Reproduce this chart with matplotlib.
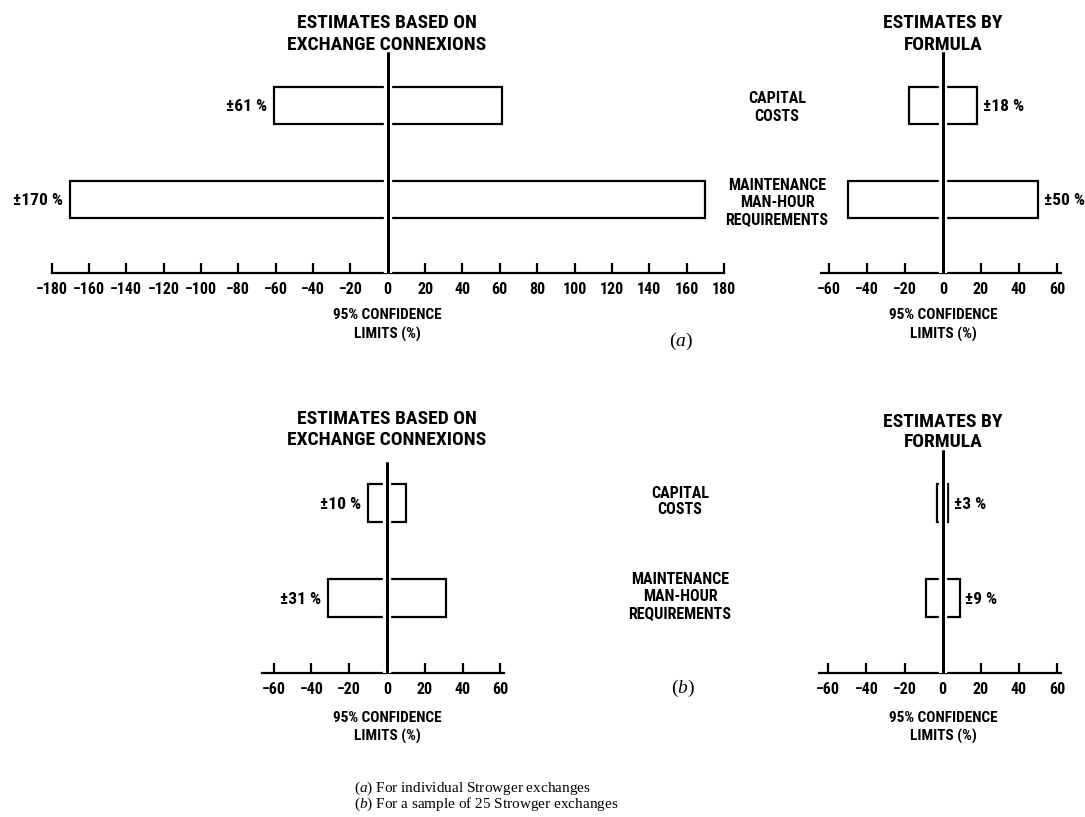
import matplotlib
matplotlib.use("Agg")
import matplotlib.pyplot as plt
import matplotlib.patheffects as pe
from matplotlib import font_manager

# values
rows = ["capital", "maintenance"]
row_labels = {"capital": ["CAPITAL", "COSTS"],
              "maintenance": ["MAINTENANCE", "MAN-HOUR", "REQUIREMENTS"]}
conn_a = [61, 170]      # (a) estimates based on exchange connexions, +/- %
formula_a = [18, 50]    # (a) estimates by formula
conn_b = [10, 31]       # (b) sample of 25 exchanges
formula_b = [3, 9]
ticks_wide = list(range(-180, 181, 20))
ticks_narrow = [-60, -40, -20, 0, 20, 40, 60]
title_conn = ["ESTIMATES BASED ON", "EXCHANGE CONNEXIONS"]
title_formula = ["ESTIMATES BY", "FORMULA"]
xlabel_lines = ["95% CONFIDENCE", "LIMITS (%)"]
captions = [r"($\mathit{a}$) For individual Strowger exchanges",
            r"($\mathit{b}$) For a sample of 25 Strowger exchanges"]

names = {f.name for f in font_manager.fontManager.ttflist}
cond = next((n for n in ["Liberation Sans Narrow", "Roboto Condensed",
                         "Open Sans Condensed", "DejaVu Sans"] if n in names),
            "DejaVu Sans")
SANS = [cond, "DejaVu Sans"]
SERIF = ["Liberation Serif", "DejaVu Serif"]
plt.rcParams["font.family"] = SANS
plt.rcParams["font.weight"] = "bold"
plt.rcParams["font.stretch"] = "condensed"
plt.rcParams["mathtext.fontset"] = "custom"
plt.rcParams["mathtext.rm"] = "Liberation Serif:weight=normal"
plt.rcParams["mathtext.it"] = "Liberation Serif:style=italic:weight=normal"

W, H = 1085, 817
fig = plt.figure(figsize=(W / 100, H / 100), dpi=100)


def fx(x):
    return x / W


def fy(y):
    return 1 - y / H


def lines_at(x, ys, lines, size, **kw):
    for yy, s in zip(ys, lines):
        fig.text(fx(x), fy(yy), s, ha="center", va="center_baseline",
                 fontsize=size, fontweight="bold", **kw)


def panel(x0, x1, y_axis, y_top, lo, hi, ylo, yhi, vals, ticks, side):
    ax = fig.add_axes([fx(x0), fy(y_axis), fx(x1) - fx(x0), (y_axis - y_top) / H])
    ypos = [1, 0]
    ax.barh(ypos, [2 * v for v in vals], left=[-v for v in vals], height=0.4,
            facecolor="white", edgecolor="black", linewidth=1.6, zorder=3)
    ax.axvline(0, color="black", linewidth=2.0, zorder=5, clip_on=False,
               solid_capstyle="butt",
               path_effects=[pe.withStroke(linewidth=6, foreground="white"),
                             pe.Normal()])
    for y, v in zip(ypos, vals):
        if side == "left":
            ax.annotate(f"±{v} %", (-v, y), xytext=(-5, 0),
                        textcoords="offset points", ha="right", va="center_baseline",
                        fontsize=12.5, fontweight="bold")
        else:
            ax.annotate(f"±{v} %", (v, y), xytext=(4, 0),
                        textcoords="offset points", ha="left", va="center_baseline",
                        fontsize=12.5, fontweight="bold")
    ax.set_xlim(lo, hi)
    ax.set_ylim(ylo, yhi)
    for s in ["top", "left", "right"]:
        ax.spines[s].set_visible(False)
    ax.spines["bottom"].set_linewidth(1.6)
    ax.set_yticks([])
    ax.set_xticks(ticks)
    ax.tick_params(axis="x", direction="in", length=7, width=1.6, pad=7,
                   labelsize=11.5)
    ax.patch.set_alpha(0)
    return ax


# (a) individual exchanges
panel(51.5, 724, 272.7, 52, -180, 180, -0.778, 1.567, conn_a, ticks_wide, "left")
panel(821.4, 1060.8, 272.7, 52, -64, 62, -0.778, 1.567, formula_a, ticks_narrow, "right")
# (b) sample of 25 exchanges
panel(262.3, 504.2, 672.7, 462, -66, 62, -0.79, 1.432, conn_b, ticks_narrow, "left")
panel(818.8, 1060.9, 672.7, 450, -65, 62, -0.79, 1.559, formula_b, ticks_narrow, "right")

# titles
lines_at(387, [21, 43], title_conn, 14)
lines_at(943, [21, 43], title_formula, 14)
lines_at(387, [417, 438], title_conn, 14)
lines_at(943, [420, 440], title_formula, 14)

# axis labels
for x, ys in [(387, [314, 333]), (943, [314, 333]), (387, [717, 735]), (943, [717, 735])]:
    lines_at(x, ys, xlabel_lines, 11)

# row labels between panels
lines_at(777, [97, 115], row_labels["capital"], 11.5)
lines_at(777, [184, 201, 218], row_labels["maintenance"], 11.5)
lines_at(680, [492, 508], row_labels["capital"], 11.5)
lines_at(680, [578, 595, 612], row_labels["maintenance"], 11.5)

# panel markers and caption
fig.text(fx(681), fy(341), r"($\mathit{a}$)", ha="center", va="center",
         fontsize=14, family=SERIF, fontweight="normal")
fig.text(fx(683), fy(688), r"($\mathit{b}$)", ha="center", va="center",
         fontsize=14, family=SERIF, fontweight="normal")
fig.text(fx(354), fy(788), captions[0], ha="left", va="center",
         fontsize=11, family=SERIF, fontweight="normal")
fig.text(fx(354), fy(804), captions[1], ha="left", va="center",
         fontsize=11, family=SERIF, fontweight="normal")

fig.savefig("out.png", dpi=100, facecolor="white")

-=-=-=-=-

• _Aim of the exercise_
Without including any picture, repeat the data exactly.

• _Exercise answer_
Reproduce this chart with matplotlib.
import matplotlib
matplotlib.use("Agg")
import matplotlib.pyplot as plt
import matplotlib.patheffects as pe
from matplotlib import font_manager

# values
rows = ["capital", "maintenance"]
row_labels = {"capital": ["CAPITAL", "COSTS"],
              "maintenance": ["MAINTENANCE", "MAN-HOUR", "REQUIREMENTS"]}
conn_a = [61, 170]      # (a) estimates based on exchange connexions, +/- %
formula_a = [18, 50]    # (a) estimates by formula
conn_b = [10, 31]       # (b) sample of 25 exchanges
formula_b = [3, 9]
ticks_wide = list(range(-180, 181, 20))
ticks_narrow = [-60, -40, -20, 0, 20, 40, 60]
title_conn = ["ESTIMATES BASED ON", "EXCHANGE CONNEXIONS"]
title_formula = ["ESTIMATES BY", "FORMULA"]
xlabel_lines = ["95% CONFIDENCE", "LIMITS (%)"]
captions = [r"($\mathit{a}$) For individual Strowger exchanges",
            r"($\mathit{b}$) For a sample of 25 Strowger exchanges"]

names = {f.name for f in font_manager.fontManager.ttflist}
cond = next((n for n in ["Liberation Sans Narrow", "Roboto Condensed",
                         "Open Sans Condensed", "DejaVu Sans"] if n in names),
            "DejaVu Sans")
SANS = [cond, "DejaVu Sans"]
SERIF = ["Liberation Serif", "DejaVu Serif"]
plt.rcParams["font.family"] = SANS
plt.rcParams["font.weight"] = "bold"
plt.rcParams["font.stretch"] = "condensed"
plt.rcParams["mathtext.fontset"] = "custom"
plt.rcParams["mathtext.rm"] = "Liberation Serif:weight=normal"
plt.rcParams["mathtext.it"] = "Liberation Serif:style=italic:weight=normal"

W, H = 1085, 817
fig = plt.figure(figsize=(W / 100, H / 100), dpi=100)


def fx(x):
    return x / W


def fy(y):
    return 1 - y / H


def lines_at(x, ys, lines, size, **kw):
    for yy, s in zip(ys, lines):
        fig.text(fx(x), fy(yy), s, ha="center", va="center_baseline",
                 fontsize=size, fontweight="bold", **kw)


def panel(x0, x1, y_axis, y_top, lo, hi, ylo, yhi, vals, ticks, side):
    ax = fig.add_axes([fx(x0), fy(y_axis), fx(x1) - fx(x0), (y_axis - y_top) / H])
    ypos = [1, 0]
    ax.barh(ypos, [2 * v for v in vals], left=[-v for v in vals], height=0.4,
            facecolor="white", edgecolor="black", linewidth=1.6, zorder=3)
    ax.axvline(0, color="black", linewidth=2.0, zorder=5, clip_on=False,
               solid_capstyle="butt",
               path_effects=[pe.withStroke(linewidth=6, foreground="white"),
                             pe.Normal()])
    for y, v in zip(ypos, vals):
        if side == "left":
            ax.annotate(f"±{v} %", (-v, y), xytext=(-5, 0),
                        textcoords="offset points", ha="right", va="center_baseline",
                        fontsize=12.5, fontweight="bold")
        else:
            ax.annotate(f"±{v} %", (v, y), xytext=(4, 0),
                        textcoords="offset points", ha="left", va="center_baseline",
                        fontsize=12.5, fontweight="bold")
    ax.set_xlim(lo, hi)
    ax.set_ylim(ylo, yhi)
    for s in ["top", "left", "right"]:
        ax.spines[s].set_visible(False)
    ax.spines["bottom"].set_linewidth(1.6)
    ax.set_yticks([])
    ax.set_xticks(ticks)
    ax.tick_params(axis="x", direction="in", length=7, width=1.6, pad=7,
                   labelsize=11.5)
    ax.patch.set_alpha(0)
    return ax


# (a) individual exchanges
panel(51.5, 724, 272.7, 52, -180, 180, -0.778, 1.567, conn_a, ticks_wide, "left")
panel(821.4, 1060.8, 272.7, 52, -64, 62, -0.778, 1.567, formula_a, ticks_narrow, "right")
# (b) sample of 25 exchanges
panel(262.3, 504.2, 672.7, 462, -66, 62, -0.79, 1.432, conn_b, ticks_narrow, "left")
panel(818.8, 1060.9, 672.7, 450, -65, 62, -0.79, 1.559, formula_b, ticks_narrow, "right")

# titles
lines_at(387, [21, 43], title_conn, 14)
lines_at(943, [21, 43], title_formula, 14)
lines_at(387, [417, 438], title_conn, 14)
lines_at(943, [420, 440], title_formula, 14)

# axis labels
for x, ys in [(387, [314, 333]), (943, [314, 333]), (387, [717, 735]), (943, [717, 735])]:
    lines_at(x, ys, xlabel_lines, 11)

# row labels between panels
lines_at(777, [97, 115], row_labels["capital"], 11.5)
lines_at(777, [184, 201, 218], row_labels["maintenance"], 11.5)
lines_at(680, [492, 508], row_labels["capital"], 11.5)
lines_at(680, [578, 595, 612], row_labels["maintenance"], 11.5)

# panel markers and caption
fig.text(fx(681), fy(341), r"($\mathit{a}$)", ha="center", va="center",
         fontsize=14, family=SERIF, fontweight="normal")
fig.text(fx(683), fy(688), r"($\mathit{b}$)", ha="center", va="center",
         fontsize=14, family=SERIF, fontweight="normal")
fig.text(fx(354), fy(788), captions[0], ha="left", va="center",
         fontsize=11, family=SERIF, fontweight="normal")
fig.text(fx(354), fy(804), captions[1], ha="left", va="center",
         fontsize=11, family=SERIF, fontweight="normal")

fig.savefig("out.png", dpi=100, facecolor="white")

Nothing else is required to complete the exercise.